Tax Treatment of Business Expenses (S - Z)

Deductibility of specific expenses such as statutory and regulatory expenses, supplementary retirement scheme, topping-up of employees’ CPF minimum sums and voluntary cash contributions to Medisave account.

Statutory and Regulatory Expenses

To support efforts to comply with statutory and regulatory requirements and to provide tax certainty on the deductibility of such expenses, a specific deduction under Section 14X of the Income Tax Act was introduced with effect from YA 2014. Prior to YA 2014, the deduction of statutory and regulatory expenses was allowed as an administrative concession.

The deduction applies to qualifying statutory and regulatory expenses incurred during the basis period relating to YA 2014 and subsequent YAs, subject to conditions below.

What are qualifying statutory and regulatory expenses

To qualify for tax deduction, the statutory and regulatory expenses must be incurred  by taxpayer for his business (including  business from which passive income is acquired) and for the purpose of:

  1. complying with any written law of Singapore or another country;
  2. complying with any code, standard, rule, requirement or other document issued by any government or public authority or by a securities exchange;
  3. studying the impact of any proposed law*/ document#;
  4. preventing or detect any non-compliance with any law*/ document#;
  5. voluntarily complying with any law*/ document#, even though the taxpayer is exempt from complying with it.

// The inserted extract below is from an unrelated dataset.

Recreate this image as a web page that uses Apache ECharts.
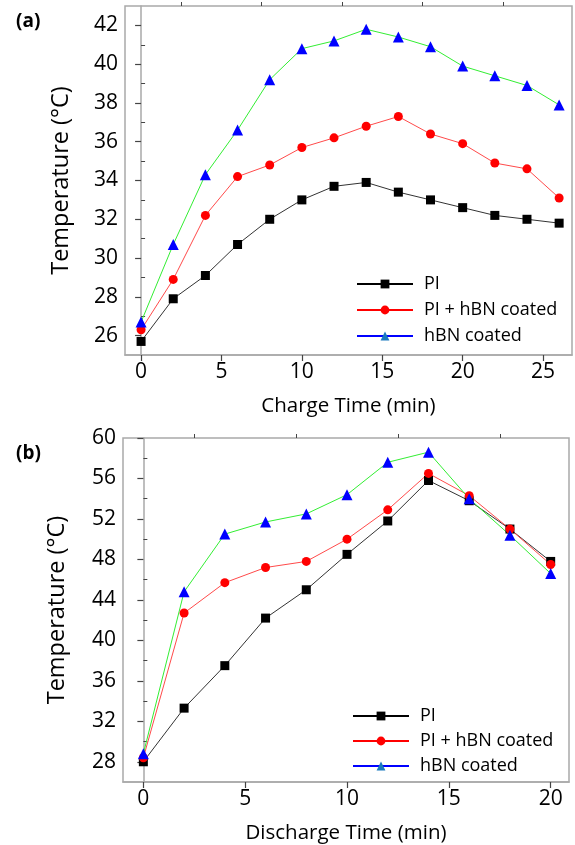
<!DOCTYPE html>
<html>
<head>
<meta charset="utf-8">
<script src="https://cdn.jsdelivr.net/npm/echarts@6/dist/echarts.min.js"></script>
<style>
  html, body { margin: 0; padding: 0; background: #fff; }
  #chart { width: 575px; height: 845px; }
</style>
</head>
<body>
<div id="chart"></div>
<script>
// (a) charge
var chargeTime = [0, 2, 4, 6, 8, 10, 12, 14, 16, 18, 20, 22, 24, 26];
var piCharge = [25.7, 27.9, 29.1, 30.7, 32.0, 33.0, 33.7, 33.9, 33.4, 33.0, 32.6, 32.2, 32.0, 31.8];
var piHbnCharge = [26.3, 28.9, 32.2, 34.2, 34.8, 35.7, 36.2, 36.8, 37.3, 36.4, 35.9, 34.9, 34.6, 33.1];
var hbnCharge = [26.7, 30.7, 34.3, 36.6, 39.2, 40.8, 41.2, 41.8, 41.4, 40.9, 39.9, 39.4, 38.9, 37.9];

// (b) discharge
var dischargeTime = [0, 2, 4, 6, 8, 10, 12, 14, 16, 18, 20];
var piDischarge = [28.0, 33.3, 37.5, 42.2, 45.0, 48.5, 51.8, 55.8, 53.8, 51.0, 47.8];
var piHbnDischarge = [28.4, 42.7, 45.7, 47.2, 47.8, 50.0, 52.9, 56.5, 54.3, 51.0, 47.5];
var hbnDischarge = [28.8, 44.8, 50.5, 51.7, 52.5, 54.4, 57.6, 58.6, 54.0, 50.4, 46.6];

// tick labels
var chargeXTicks = [0, 5, 10, 15, 20, 25];
var chargeXMinor = [2.5, 7.5, 12.5, 17.5, 22.5];
var chargeYTicks = [26, 28, 30, 32, 34, 36, 38, 40, 42];
var chargeYMinor = [27, 29, 31, 33, 35, 37, 39, 41];
var dischargeXTicks = [0, 5, 10, 15, 20];
var dischargeXMinor = [2.5, 7.5, 12.5, 17.5];
var dischargeYTicks = [28, 32, 36, 40, 44, 48, 52, 56, 60];
var dischargeYMinor = [30, 34, 38, 42, 46, 50, 54, 58];

var names = ['PI', 'PI + hBN coated', 'hBN coated'];

function pairs(xs, ys) {
    return xs.map(function (x, i) { return [x, ys[i]]; });
}

var font = 'Open Sans';
var axisGrey = '#a9a9a9';

function valueAxis(grid, min, max, ticks, name, gap, nameSize) {
    return {
        type: 'value',
        gridIndex: grid,
        min: min,
        max: max,
        name: name,
        nameLocation: 'middle',
        nameGap: gap,
        nameTextStyle: { fontFamily: font, fontSize: nameSize, color: '#000' },
        axisLine: { show: true, lineStyle: { color: axisGrey, width: 1.5 } },
        axisTick: { show: true, inside: false, length: 6, customValues: ticks, lineStyle: { color: '#444', width: 1.2 } },
        axisLabel: { customValues: ticks, fontFamily: font, fontSize: 21, color: '#000', margin: 7 },
        splitLine: { show: false }
    };
}

// second axis that only draws the short minor ticks
function minorAxis(grid, min, max, ticks) {
    return {
        type: 'value',
        gridIndex: grid,
        min: min,
        max: max,
        axisLine: { show: false },
        axisTick: { show: true, length: 4, customValues: ticks, lineStyle: { color: '#444', width: 1 } },
        axisLabel: { show: false },
        splitLine: { show: false }
    };
}

function lineSeries(name, data, xi, yi, lineColor, markColor, symbol, size) {
    return {
        name: name,
        type: 'line',
        xAxisIndex: xi,
        yAxisIndex: yi,
        data: data,
        symbol: symbol,
        symbolSize: size,
        showSymbol: true,
        lineStyle: { color: lineColor, width: 1 },
        itemStyle: { color: markColor },
        animation: false
    };
}

function legendAt(left, top, gap) {
    return {
        orient: 'vertical',
        left: left,
        top: top,
        itemWidth: 56,
        itemHeight: 11,
        itemGap: gap,
        textStyle: { fontFamily: font, fontSize: 18, color: '#000', padding: [0, 0, 0, 6] },
        data: [
            { name: names[0], itemStyle: { color: '#000' }, lineStyle: { color: '#000', width: 2 } },
            { name: names[1], itemStyle: { color: '#ff0000' }, lineStyle: { color: '#ff0000', width: 2 } },
            { name: names[2], itemStyle: { color: '#1a7abf' }, lineStyle: { color: '#0000ff', width: 2 } }
        ],
        selectedMode: false
    };
}

var chart = echarts.init(document.getElementById('chart'));
chart.setOption({
    backgroundColor: '#fff',
    animation: false,
    title: [
        { text: '(a)', left: 11, top: 7, textStyle: { fontFamily: font, fontSize: 19, fontWeight: 'bold', color: '#000' } },
        { text: '(b)', left: 11, top: 439, textStyle: { fontFamily: font, fontSize: 19, fontWeight: 'bold', color: '#000' } }
    ],
    grid: [
        { left: 125, top: 6, right: 3, height: 349, show: true, borderColor: axisGrey, borderWidth: 1.5, backgroundColor: 'transparent' },
        { left: 123, top: 438, right: 6, height: 345, show: true, borderColor: axisGrey, borderWidth: 1.5, backgroundColor: 'transparent' }
    ],
    legend: [legendAt(351, 270, 8), legendAt(347, 702, 7)],
    xAxis: [
        valueAxis(0, -1, 26.8, chargeXTicks, 'Charge Time (min)', 41, 20.5),
        valueAxis(1, -1, 20.9, dischargeXTicks, 'Discharge Time (min)', 41, 20.5),
        minorAxis(0, -1, 26.8, chargeXMinor),
        minorAxis(1, -1, 20.9, dischargeXMinor)
    ],
    yAxis: [
        valueAxis(0, 25, 43, chargeYTicks, 'Temperature (\u00B0C)', 52, 23.5),
        valueAxis(1, 26, 60, dischargeYTicks, 'Temperature (\u00B0C)', 54, 23.5),
        minorAxis(0, 25, 43, chargeYMinor),
        minorAxis(1, 26, 60, dischargeYMinor)
    ],
    series: [
        lineSeries(names[0], pairs(chargeTime, piCharge), 0, 0, '#333333', '#000000', 'rect', 9),
        lineSeries(names[1], pairs(chargeTime, piHbnCharge), 0, 0, '#ff4a4a', '#ff0000', 'circle', 9),
        lineSeries(names[2], pairs(chargeTime, hbnCharge), 0, 0, '#33ee33', '#0000ff', 'triangle', 11),
        lineSeries(names[0], pairs(dischargeTime, piDischarge), 1, 1, '#333333', '#000000', 'rect', 9),
        lineSeries(names[1], pairs(dischargeTime, piHbnDischarge), 1, 1, '#ff4a4a', '#ff0000', 'circle', 9),
        lineSeries(names[2], pairs(dischargeTime, hbnDischarge), 1, 1, '#33ee33', '#0000ff', 'triangle', 11)
    ]
});
</script>
</body>
</html>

* This refers to any written law of Singapore or another country
# This refers to any code, standard, rule, requirement or other document issued by any government or public authority or by a securities exchange.

Some examples are:

  • Accounting fees
  • Annual listing fees
  • Audit fees (includes audit fees incurred by a company that is eligible for audit exemption under the Companies Act)
  • Income tax service fees (e.g. preparation of tax computation, lodging objection to Notices of Assessment)
  • Secretarial fees

Examples of expenses that are capital in nature and not tax deductible include:

  • Incorporation fees
  • Strike-off fees
  • Liquidation fees
  • Property valuation fees (where the property is held on capital account)
  • IPO fees

For more details, please refer to the e-Tax Guide on Deduction for Statutory and Regulatory Expenses (PDF, 256KB).  

Supplementary Retirement Scheme (SRS)

An employer can contribute to his employees' Supplementary Retirement Scheme (SRS) accounts on the employees' behalf. Such contributions are fully deductible as staff costs to the employer, subject to the annual SRS contribution cap. For details on annual SRS contribution cap for each employee, please refer to Amount of SRS Contribution.

For more information on SRS, you may refer to the Ministry of Finance's (MOF) website.

Topping-Up of Employees' CPF Minimum Sums

Employers who make cash top-ups for employees' CPF Minimum Sums on their behalf will enjoy an equivalent amount of tax deduction for such top-ups.

The payment to top up an employee's Minimum Sum is considered the employee's taxable income, however, the employee can enjoy CPF Cash Top-Up Relief for Individuals.

Voluntary Cash Contributions to Medisave Account

Voluntary cash contributions made by eligible companies to the CPF Medisave accounts of Self-Employed Persons (SEPs) are tax-deductible. The tax deduction available to a company is subject to a cap of $1,500 per SEP per year. With effect from 1 January 2018, the tax deduction available to a company has been from $1,500 to $2,730 per SEP per year. 

For more details on the qualifying conditions, please refer to Voluntary Contributions to Medisave Account (VC-MA) by Companies.


Withholding Tax on the Interest Payments Borne by Companies on-behalf of non-residents

Generally, a company (“payer”) is required to withhold tax on interest paid to a non-resident, unless tax exemption or waiver of withholding tax obligation is granted. In some cases, the withholding tax on the interest may be borne by the payer on behalf of a non-resident.

Where the payer is contractually required to bear the tax on interest for the non-resident, the withholding tax borne is treated as part of the interest paid. The interest expense (including the withholding tax borne on behalf of the non-resident) is deductible if the loan is taken up to finance income-producing assets. With effect from YA 2020, the payer may be required upon request by the Comptroller of Income Tax, to provide documents to substantiate that he is contractually liable to bear the withholding tax.

In cases where there is no contractual requirement for the payer to bear the tax on behalf of the non-resident but the payer decides to bear, the withholding tax borne by the payer is not treated as part of the interest paid. It is also not a prescribed borrowing cost that is specifically deductible under the Income Tax Act. The tax deductibility of the withholding tax borne on behalf of the non-resident depends on the purpose of the loan. If the loan is taken up for revenue purposes (for example, to finance the purchase of trading stock), the withholding tax expense will be deductible in the hands of the payer as it is a revenue expense. Conversely, if the loan is taken up for capital purpose (for example, to finance capital assets), the payer will not be able to claim a tax deduction on the withholding tax expense.